** Start **

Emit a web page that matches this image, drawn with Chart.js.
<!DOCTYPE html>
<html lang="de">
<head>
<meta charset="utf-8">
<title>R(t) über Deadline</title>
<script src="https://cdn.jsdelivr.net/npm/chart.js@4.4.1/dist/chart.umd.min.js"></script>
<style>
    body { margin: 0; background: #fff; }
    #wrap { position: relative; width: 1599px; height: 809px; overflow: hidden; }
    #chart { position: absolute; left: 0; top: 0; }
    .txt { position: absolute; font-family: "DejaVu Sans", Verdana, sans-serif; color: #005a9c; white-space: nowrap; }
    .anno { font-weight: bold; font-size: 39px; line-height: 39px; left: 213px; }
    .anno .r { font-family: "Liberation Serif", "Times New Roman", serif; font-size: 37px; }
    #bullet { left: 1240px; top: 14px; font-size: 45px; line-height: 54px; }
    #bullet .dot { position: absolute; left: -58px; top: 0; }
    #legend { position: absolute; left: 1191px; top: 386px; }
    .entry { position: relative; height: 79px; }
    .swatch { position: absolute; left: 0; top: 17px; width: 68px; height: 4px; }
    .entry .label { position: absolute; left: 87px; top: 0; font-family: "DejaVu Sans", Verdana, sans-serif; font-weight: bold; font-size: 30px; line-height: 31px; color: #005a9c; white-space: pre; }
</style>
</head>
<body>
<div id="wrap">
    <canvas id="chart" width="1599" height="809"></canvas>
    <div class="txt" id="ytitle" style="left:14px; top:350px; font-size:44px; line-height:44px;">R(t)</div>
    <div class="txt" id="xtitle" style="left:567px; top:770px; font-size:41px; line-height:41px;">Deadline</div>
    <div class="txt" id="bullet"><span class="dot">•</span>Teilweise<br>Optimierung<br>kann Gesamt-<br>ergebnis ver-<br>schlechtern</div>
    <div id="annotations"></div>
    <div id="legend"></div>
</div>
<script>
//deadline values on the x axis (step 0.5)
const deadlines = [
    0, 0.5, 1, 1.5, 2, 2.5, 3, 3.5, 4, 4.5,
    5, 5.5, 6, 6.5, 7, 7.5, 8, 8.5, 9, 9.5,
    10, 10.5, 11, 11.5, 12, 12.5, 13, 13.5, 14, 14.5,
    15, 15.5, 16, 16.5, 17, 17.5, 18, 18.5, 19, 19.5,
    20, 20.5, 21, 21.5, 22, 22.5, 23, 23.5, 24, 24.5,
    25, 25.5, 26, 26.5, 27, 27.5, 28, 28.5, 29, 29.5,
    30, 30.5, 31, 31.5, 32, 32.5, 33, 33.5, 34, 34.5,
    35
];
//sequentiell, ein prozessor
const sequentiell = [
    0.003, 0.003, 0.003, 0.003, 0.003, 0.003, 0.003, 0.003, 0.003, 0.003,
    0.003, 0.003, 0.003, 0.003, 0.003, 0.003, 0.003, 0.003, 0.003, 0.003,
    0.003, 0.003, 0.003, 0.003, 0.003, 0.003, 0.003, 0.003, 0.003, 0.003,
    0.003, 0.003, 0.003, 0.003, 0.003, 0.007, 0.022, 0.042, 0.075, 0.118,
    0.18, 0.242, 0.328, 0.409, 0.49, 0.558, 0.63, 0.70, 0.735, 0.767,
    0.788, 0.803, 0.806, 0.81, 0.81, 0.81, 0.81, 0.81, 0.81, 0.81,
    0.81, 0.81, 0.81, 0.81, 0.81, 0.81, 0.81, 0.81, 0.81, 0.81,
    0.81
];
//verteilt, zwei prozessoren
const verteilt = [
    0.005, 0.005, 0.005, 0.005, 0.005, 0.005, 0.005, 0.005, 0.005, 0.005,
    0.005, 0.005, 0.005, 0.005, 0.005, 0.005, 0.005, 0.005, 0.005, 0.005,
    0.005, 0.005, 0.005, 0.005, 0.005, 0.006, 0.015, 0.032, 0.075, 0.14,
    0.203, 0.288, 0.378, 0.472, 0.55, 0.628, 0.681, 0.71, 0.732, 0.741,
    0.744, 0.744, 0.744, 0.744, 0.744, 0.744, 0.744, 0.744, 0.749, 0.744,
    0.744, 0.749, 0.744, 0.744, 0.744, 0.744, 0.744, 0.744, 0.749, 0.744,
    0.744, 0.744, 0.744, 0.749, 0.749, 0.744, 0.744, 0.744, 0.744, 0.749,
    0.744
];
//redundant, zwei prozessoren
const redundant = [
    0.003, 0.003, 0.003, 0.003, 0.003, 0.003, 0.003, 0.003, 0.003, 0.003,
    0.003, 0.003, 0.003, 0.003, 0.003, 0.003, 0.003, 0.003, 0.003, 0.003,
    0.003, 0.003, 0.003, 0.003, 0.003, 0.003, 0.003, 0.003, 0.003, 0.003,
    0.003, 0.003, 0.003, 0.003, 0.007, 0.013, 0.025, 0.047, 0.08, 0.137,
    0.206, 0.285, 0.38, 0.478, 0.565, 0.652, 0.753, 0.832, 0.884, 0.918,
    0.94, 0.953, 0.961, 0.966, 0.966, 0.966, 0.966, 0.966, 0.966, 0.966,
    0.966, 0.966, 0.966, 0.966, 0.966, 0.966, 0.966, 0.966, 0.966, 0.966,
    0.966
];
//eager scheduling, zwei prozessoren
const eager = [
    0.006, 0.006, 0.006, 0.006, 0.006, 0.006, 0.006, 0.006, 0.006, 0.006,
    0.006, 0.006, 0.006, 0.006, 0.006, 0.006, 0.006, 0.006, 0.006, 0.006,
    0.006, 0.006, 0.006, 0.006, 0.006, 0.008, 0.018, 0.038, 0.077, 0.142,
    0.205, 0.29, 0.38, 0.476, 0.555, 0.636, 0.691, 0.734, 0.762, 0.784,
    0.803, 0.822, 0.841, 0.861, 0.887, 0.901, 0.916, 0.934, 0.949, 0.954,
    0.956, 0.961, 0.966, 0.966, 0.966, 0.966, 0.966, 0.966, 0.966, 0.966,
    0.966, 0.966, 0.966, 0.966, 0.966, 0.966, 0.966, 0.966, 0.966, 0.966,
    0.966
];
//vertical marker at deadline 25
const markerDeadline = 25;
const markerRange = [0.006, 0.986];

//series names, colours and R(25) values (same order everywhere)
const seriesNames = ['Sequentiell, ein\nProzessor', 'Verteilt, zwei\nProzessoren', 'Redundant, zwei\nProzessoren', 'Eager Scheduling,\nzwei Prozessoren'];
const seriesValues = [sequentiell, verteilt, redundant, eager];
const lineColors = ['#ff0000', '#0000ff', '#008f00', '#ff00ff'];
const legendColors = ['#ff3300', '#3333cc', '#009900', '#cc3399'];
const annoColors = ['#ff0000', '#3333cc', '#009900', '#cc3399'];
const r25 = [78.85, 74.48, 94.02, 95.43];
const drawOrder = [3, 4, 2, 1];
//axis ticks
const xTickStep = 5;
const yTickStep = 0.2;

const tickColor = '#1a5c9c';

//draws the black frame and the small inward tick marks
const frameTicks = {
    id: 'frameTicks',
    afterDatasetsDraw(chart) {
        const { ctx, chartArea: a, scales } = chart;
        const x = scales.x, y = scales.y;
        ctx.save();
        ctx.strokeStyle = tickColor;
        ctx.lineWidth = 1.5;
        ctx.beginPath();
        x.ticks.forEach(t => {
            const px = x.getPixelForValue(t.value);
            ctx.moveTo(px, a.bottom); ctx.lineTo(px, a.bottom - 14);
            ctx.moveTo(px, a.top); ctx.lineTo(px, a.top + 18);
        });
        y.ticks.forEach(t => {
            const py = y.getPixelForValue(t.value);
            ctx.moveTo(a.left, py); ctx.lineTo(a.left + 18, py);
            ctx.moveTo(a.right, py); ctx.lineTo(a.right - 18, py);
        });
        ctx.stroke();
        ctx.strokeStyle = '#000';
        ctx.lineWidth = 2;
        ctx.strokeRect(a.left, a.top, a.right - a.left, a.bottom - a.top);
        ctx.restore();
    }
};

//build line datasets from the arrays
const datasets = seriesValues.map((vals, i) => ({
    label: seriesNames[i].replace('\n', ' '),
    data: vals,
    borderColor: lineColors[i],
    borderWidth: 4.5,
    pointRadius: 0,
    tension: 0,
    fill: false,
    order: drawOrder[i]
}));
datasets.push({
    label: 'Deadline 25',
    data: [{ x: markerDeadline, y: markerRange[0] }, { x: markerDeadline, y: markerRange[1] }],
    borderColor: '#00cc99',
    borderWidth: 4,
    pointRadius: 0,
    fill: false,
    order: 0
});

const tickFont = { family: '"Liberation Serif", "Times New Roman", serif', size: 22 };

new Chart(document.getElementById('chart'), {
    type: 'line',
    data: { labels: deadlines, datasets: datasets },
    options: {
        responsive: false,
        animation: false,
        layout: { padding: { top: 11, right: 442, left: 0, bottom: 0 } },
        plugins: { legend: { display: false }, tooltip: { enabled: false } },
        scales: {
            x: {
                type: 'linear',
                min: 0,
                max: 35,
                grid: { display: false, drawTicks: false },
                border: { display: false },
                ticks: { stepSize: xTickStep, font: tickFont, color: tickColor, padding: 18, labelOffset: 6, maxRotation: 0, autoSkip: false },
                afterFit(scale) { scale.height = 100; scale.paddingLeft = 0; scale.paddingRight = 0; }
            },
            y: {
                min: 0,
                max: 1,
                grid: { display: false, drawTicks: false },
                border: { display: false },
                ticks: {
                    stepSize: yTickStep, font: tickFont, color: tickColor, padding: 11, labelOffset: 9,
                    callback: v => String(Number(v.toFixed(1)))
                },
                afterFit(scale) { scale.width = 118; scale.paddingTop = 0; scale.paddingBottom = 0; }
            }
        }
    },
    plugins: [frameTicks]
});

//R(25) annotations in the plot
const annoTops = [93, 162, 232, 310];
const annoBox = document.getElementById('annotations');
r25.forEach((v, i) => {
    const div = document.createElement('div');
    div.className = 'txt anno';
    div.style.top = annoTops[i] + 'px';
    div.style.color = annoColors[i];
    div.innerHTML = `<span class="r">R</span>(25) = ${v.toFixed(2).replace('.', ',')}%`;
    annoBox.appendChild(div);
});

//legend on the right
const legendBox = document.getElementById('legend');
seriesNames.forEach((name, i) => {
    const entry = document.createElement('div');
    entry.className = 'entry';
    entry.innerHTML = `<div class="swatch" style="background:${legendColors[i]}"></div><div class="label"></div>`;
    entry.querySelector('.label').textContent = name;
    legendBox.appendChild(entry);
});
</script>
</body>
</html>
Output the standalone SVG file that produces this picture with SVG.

** End **

* _Your objective_
Search the records for the word "this" and copy every line where it occurs.

* _The solution_
Emit a web page that matches this image, drawn with Chart.js.
Output the standalone SVG file that produces this picture with SVG.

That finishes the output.